I.e. it's *great* that we can do chain-lint without needing to actually
execute the *.sh file, this series adds a lint parser that can parse
those *.sh "at rest".
But in your 16/18 you then do:
+if test "${GIT_TEST_CHAIN_LINT:-1}" != 0
+then
+ "$PERL_PATH" "$TEST_DIRECTORY/chainlint.pl" "$0" ||
+ BUG "lint error (see '?!...!? annotations above)"
+fi
I may just be missing something here, but why not instead just borrow
what I did for "lint-docs" in 8650c6298c1 (doc lint: make "lint-docs"
non-.PHONY, 2021-10-15)?
I.e. if we can run against t0001-init.sh or whatever *once* to see if it
chain-lints OK then surely we could have a rule like:
t0001-init.sh.chainlint-ok: t0001-init.sh
perl chainlint.pl $< >$@
Then whenever you change t0001-init.sh we refresh that
t0001-init.sh.chainlint-ok, if the chainlint.pl exits non-zero we'll
fail to make it, and will unlink that t0001-init.sh.chainlint-ok.

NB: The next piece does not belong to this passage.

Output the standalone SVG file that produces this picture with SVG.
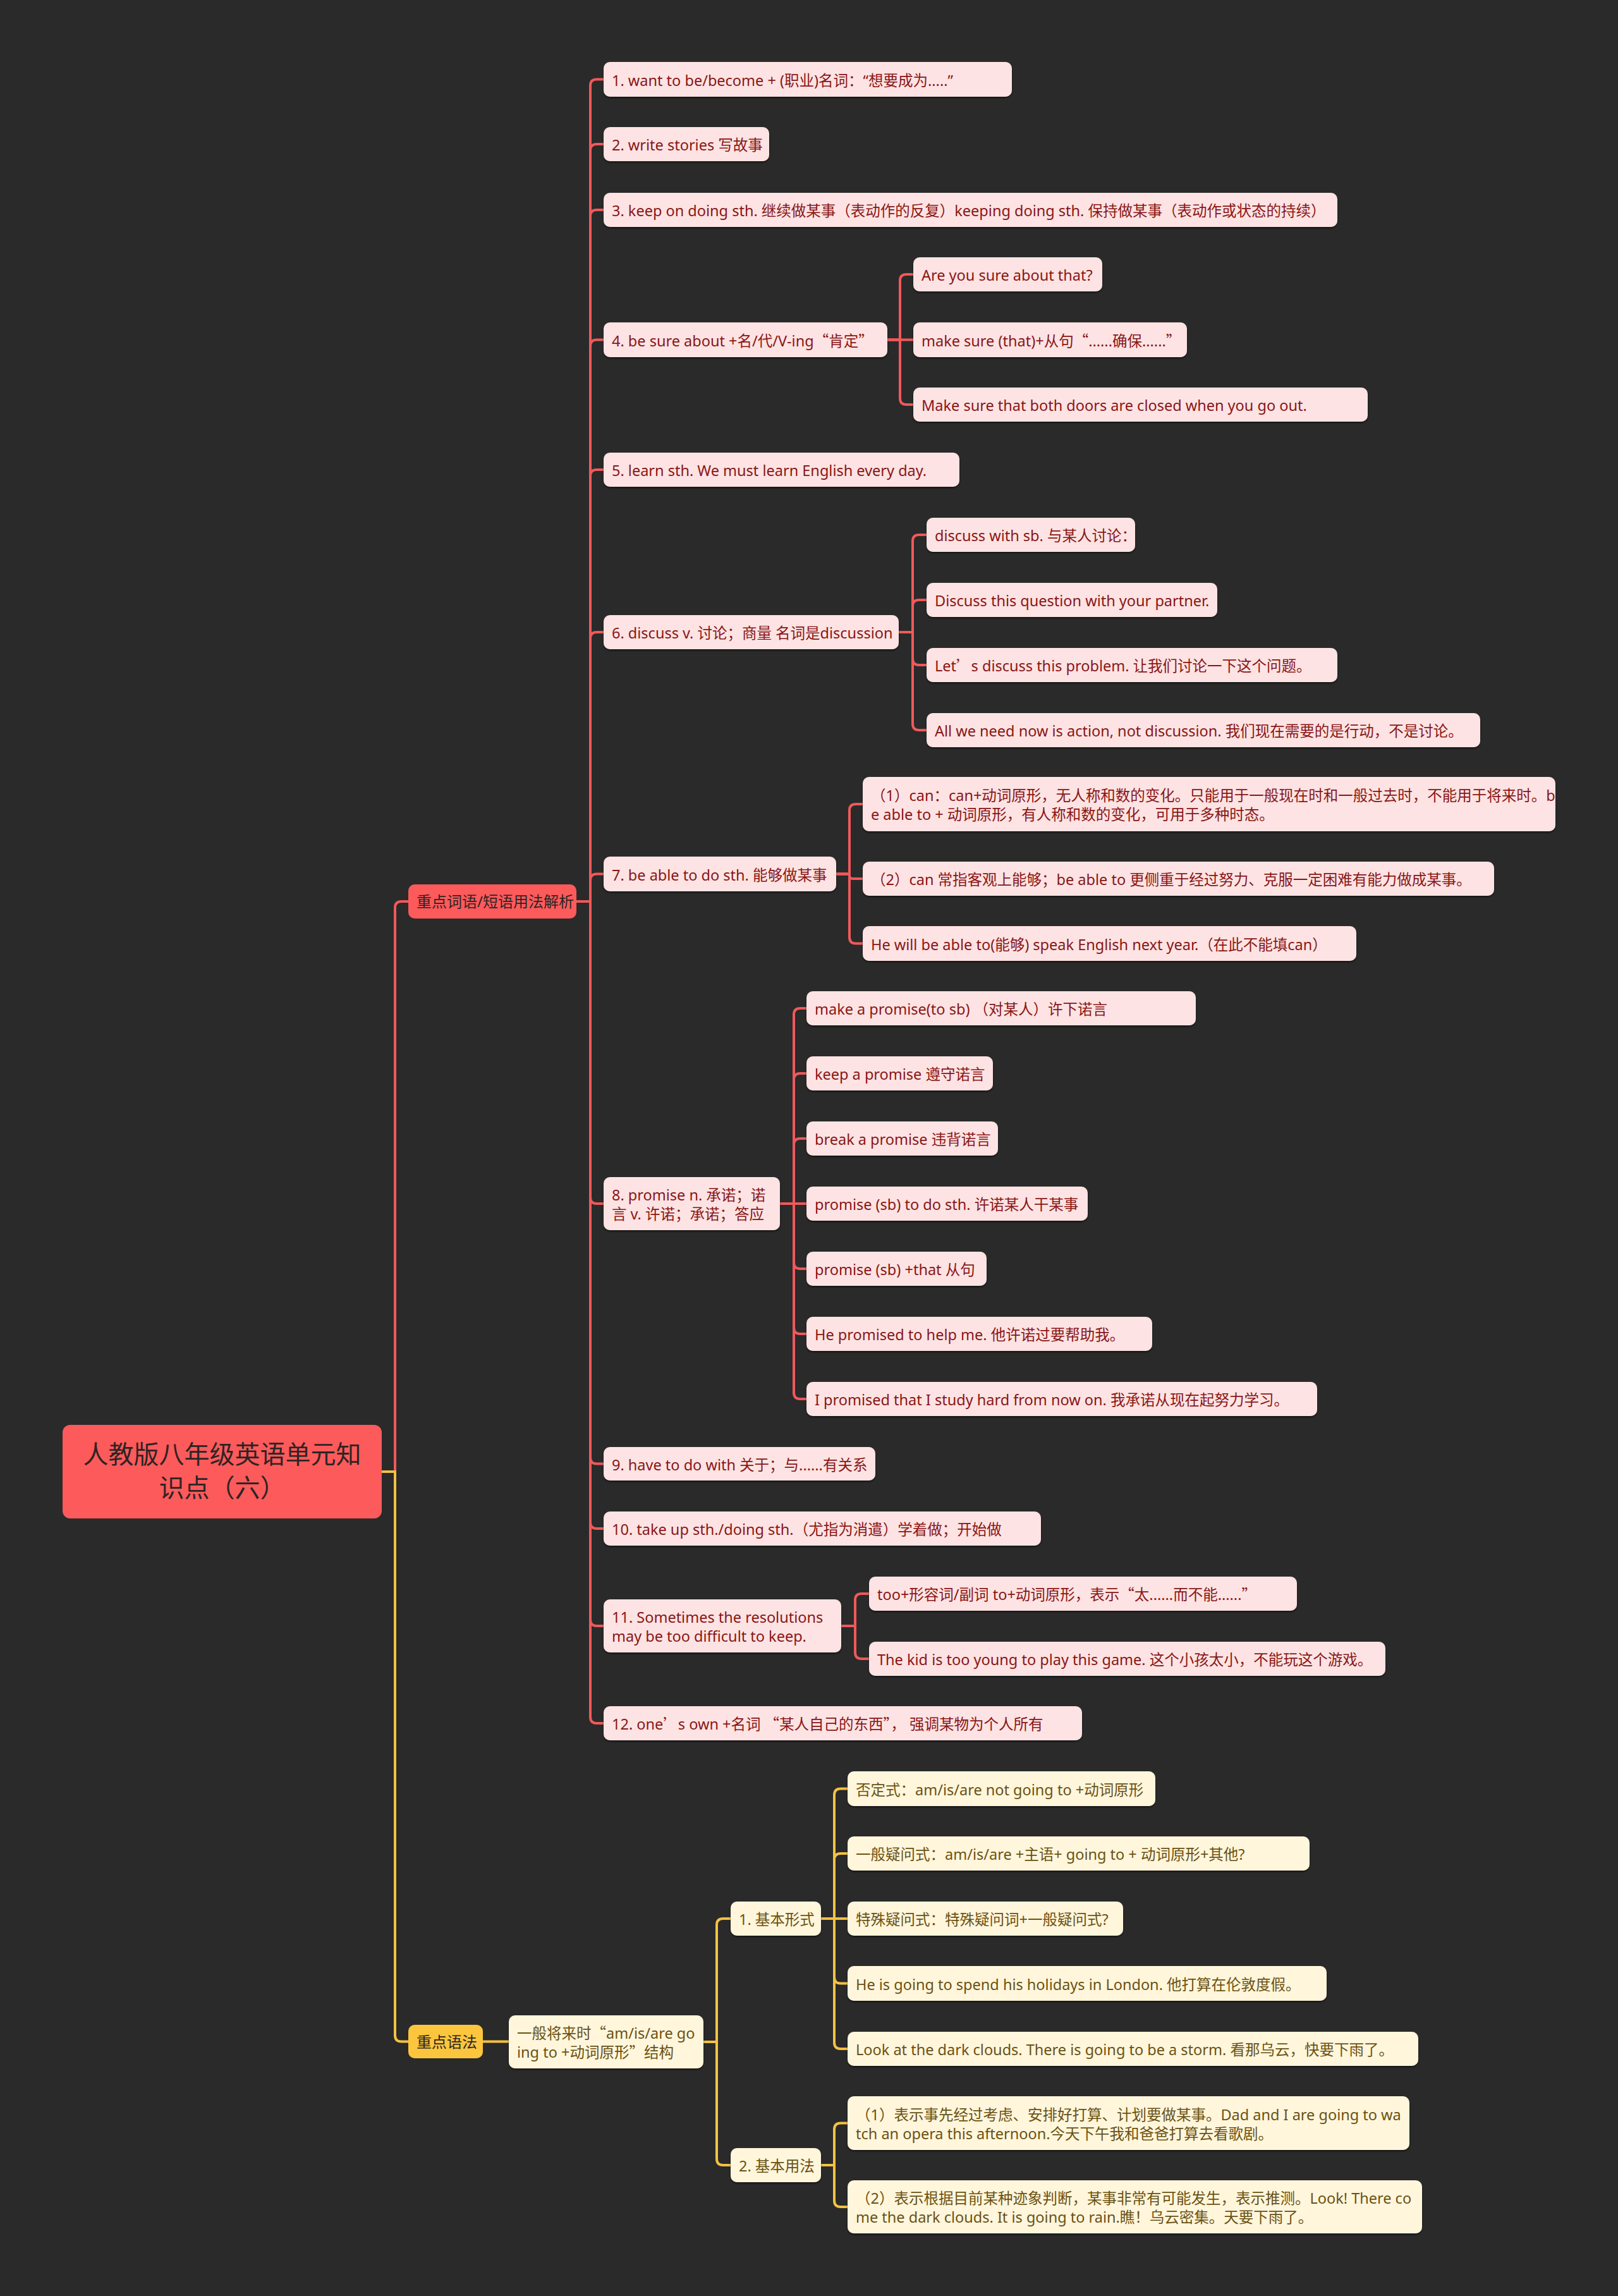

That way you wouldn't need any parallelism in the Perl script, because
you'd have "make" take care of it, and the common case of re-testing
where the speed matters would be that we woudln't need to run this at
all, or would only re-run it for the test scripts that changed.
(Obviously a "real" implementation would want to create that ".ok" file
in t/.build/chainlint" or whatever)
A drawback is that you'd probably be slower on the initial run, as you'd
spwn N chainlint.pl. You could use $? instead of $< to get around that,
but that requires some re-structuring, and I've found it to generally
not be worth it.
It would also have the drawback that a:
./t0001-init.sh
wouldn't run the chain-lint, but this would:
make T=t0001-init.sh
But if want the former to work we could carry some
"GIT_TEST_VIA_MAKEFILE" variable or whatever, and only run the
test-via-test-lib.sh if it isn't set.